Reduced office costs

This is kind of obvious. When people are able to work remotely, from their homes or anywhere else, there is less need for bigger office spaces and other equipment. If a company is open to a completely remote worker, they can hire from areas where salaries are lower yet still obtain employees of the same calibre.

Talent acquisition and retention

The fact is, people want to work flexibly. The working world is moving into a space where ‘working to live’ is the right way to think about work, rather than ‘living to work’. This isn’t to say people care less about their work, but that they acknowledge that things outside of work are higher or equal on their priority list. Plus, it’s no secret that businesses that offer flexible working arrangements have employees who take less sick days as well as maintaining less turnover of staff.
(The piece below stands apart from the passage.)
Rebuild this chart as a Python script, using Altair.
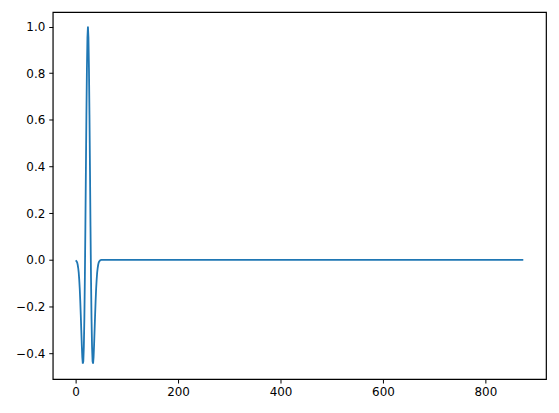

If you offer flexible working options, more people will appeal to your organisation and you’ll be able to keep quality employees for a longer time.

For both

More innovation

With employees in a less stringent work environment and an office space catered to the way the team works, employees become more engaged and therefore more switched on. This can increase creativity, problem solving and innovation.

Increased productivity

Throughout the entire blog, you’ve probably realised an encapsulating theme: productivity. The root of agile working is to improve productivity which will then improve other skills. This is good for both employees and employers. More quality work from an employee will help them feel as if they are truly adding value, they will be engaged with their work and they will feel happier about showing up. For businesses, you’ll have the quality work, usually produced in shorter time spans leaving room for more to be accomplished within the same parameters as other businesses who don’t utilise agile working.